- Developer: Sublogic
- Publisher: Sublogic
- Designer: Bruce Artwick
- Platforms: Apple II, Atari 8-bit, IBM PC, Commodore 64
- Release: May 1982: Apple, Atari 1983: C64, IBM PC
- Genre: Pinball
- Modes: Single-player, multiplayer

= Night Mission Pinball =

1982 video game

Night Mission Pinball (originally released as Pinball: Night Mission) is a pinball simulation video game published by Sublogic in 1982. It was developed by Bruce Artwick for the Apple II, then ported to the Atari 8-bit computers, Commodore 64, and IBM PC (as a self-booting disk).

== Gameplay ==
Night Mission Pinball simulates a pinball machine. Players can tweak dozens of settings in the simulator, including the number of balls in play, velocity of the balls, strength of the flippers, sensitivity to tilting, bounciness of the surfaces, and gravitational force exerted on the balls.
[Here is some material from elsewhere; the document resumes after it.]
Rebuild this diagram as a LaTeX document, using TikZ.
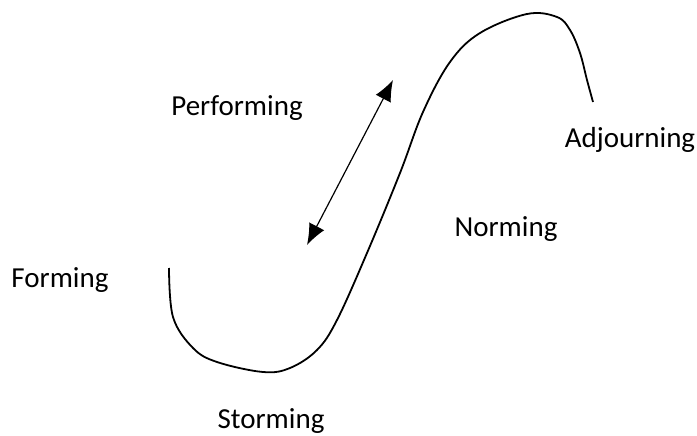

Up to four players can compete for a high score.

The Atari version uses high resolution monochrome graphics.

== Release ==
The game was initially marketed as Pinball and subtitled "Night Mission". The Apple version was released in May 1982. The Commodore 64 version was released in late 1983.

== Reception ==
Robert C. Gray of SoftSide wrote that the IBM PC version's configurability changes pinball from being a game of chance to "a game of intellectual choice". In a PC Magazine review, Corey Sandler called it "a strange combination of game and graduate physics lesson" that could have appeal to tinkerers and those who wish to learn how physics impacts game design. Softline highlighted the Apple version's tweakability as having "a modest educational purpose" and making it "a programmer's tour de force".

Some reviewers compared it to other arcade games released around the same time. John J. Anderson of Video & Arcade Games called the Atari version's realism "obsessive" and praised its configurability, even though one can not design one's own pinball machine, as in the Pinball Construction Set. Computer Games Magazine rated it A+ and called it "the best computerized pinball game", as it has some features missing from the PCS, such as a "tilt" mechanic. Comparing it to Raster Blaster and David's Midnight Magic, Computer Gaming Worlds reviewers determined that Night Mission had the best ball physics and fastest balls, making it the best choice. Rick Teverbaugh of Electronic Games called it "easily the most complex" of the pinball games released in 1983.